Direction
Everything from the first line of the data below through the line that contains "plt.rcParams['font.family'] = ['Liberation" should be written out exactly, please, and nothing more; the pictures stay out.

====== Materials provided ======

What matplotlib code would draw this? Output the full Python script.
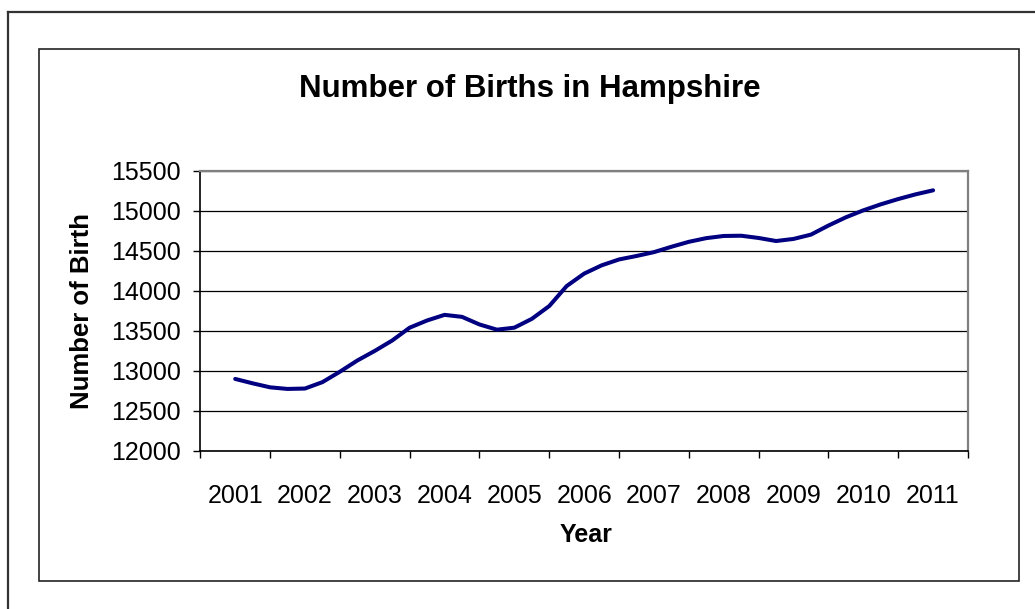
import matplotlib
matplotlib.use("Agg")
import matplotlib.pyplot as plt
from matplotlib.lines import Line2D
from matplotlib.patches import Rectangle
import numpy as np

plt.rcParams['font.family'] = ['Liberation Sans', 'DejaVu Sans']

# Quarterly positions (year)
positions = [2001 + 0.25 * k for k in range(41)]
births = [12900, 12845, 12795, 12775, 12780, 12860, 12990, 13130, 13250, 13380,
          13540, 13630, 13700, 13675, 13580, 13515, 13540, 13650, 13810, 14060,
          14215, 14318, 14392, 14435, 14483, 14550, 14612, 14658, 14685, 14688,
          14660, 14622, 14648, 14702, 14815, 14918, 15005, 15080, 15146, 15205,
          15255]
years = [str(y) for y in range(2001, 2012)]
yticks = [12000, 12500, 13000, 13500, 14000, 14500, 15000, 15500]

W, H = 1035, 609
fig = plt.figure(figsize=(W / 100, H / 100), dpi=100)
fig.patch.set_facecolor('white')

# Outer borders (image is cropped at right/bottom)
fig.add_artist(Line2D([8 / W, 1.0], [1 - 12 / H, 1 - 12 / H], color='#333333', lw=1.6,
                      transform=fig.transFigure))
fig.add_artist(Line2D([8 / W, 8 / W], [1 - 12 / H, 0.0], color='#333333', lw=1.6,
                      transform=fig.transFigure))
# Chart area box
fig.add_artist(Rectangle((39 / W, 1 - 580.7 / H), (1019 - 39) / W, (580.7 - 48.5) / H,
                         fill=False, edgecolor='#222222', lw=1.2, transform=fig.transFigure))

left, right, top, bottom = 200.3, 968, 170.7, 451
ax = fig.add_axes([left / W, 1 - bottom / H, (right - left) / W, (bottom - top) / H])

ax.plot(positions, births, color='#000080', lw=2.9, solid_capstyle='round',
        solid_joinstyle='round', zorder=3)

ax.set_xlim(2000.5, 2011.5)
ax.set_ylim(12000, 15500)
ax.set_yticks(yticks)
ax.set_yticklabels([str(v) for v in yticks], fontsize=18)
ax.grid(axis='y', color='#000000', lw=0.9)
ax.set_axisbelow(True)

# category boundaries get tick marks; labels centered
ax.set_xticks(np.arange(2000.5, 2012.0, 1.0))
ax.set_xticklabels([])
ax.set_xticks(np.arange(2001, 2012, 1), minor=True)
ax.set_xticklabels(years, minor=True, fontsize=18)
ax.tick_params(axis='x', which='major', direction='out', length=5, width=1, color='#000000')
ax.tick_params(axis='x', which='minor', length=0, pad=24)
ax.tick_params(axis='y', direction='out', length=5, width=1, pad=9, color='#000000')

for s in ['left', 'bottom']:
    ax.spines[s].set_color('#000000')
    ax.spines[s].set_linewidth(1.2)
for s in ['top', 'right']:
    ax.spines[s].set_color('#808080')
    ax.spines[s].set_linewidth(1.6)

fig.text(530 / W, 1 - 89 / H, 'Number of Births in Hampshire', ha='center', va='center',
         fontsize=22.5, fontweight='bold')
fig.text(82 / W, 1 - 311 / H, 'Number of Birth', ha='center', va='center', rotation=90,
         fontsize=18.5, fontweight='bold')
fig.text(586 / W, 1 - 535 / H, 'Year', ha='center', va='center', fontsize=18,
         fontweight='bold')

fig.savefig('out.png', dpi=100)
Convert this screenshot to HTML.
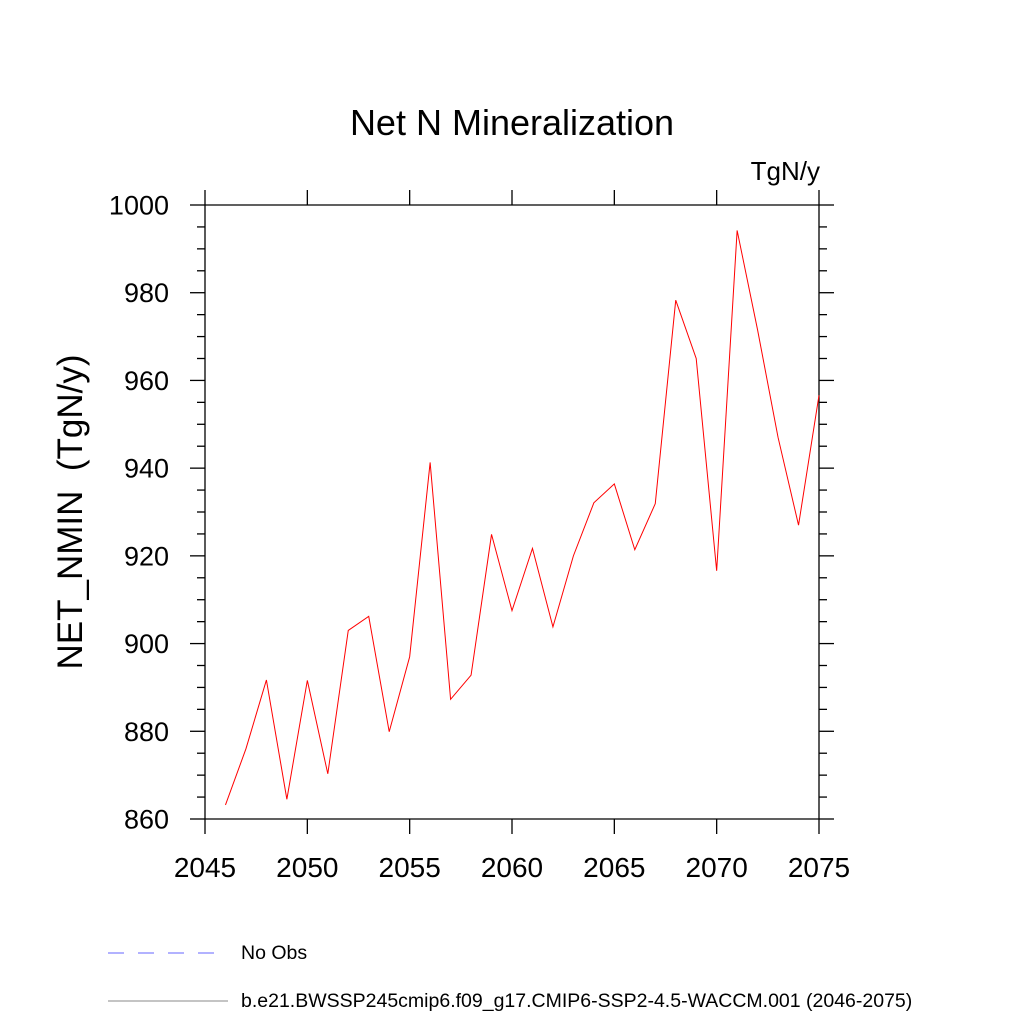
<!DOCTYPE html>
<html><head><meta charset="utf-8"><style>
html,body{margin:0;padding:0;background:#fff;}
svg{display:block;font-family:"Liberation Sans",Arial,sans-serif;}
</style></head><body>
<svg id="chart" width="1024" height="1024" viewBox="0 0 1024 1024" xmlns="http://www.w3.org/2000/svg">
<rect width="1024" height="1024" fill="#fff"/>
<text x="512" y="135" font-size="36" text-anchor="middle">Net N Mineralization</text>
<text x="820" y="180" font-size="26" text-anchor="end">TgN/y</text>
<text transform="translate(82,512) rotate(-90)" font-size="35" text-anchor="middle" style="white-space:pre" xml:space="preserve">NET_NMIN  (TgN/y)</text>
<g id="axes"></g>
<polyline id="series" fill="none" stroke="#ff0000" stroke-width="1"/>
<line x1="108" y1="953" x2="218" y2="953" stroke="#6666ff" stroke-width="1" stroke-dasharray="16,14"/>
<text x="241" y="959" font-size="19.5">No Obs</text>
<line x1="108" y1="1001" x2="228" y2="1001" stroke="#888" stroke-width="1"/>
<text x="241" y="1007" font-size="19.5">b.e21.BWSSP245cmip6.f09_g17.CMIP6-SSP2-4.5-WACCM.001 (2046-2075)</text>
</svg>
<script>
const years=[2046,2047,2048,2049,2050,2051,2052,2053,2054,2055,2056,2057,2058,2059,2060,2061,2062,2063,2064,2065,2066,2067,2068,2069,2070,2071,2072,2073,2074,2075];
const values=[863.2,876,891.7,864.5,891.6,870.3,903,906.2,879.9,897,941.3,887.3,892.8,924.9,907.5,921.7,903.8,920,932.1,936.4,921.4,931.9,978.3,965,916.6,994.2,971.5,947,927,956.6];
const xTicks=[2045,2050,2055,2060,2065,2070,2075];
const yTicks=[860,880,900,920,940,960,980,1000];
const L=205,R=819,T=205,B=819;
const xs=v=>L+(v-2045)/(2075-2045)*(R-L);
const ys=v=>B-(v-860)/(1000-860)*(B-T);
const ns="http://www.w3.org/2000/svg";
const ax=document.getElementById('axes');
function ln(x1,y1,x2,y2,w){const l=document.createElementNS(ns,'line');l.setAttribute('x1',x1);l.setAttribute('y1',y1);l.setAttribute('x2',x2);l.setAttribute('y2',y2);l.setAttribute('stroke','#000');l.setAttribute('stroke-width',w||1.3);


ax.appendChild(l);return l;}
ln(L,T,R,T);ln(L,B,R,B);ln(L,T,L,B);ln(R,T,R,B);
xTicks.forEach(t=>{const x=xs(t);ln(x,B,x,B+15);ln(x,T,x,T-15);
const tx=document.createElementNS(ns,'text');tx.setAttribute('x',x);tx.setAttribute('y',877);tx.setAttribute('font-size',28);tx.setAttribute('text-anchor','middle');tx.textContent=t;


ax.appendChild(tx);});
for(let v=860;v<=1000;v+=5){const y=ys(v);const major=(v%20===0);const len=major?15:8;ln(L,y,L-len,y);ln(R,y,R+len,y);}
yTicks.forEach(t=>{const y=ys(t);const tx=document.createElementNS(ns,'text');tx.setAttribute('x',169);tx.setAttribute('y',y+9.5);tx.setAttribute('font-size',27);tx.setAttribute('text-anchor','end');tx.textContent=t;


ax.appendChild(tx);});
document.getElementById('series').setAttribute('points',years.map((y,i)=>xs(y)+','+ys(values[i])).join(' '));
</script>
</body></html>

======

Answer to this task
What matplotlib code would draw this? Output the full Python script.
import matplotlib
matplotlib.use("Agg")
import matplotlib.pyplot as plt
from matplotlib.lines import Line2D
from matplotlib.patches import Rectangle
import numpy as np

plt.rcParams['font.family'] = ['Liberation Sans', 'DejaVu Sans']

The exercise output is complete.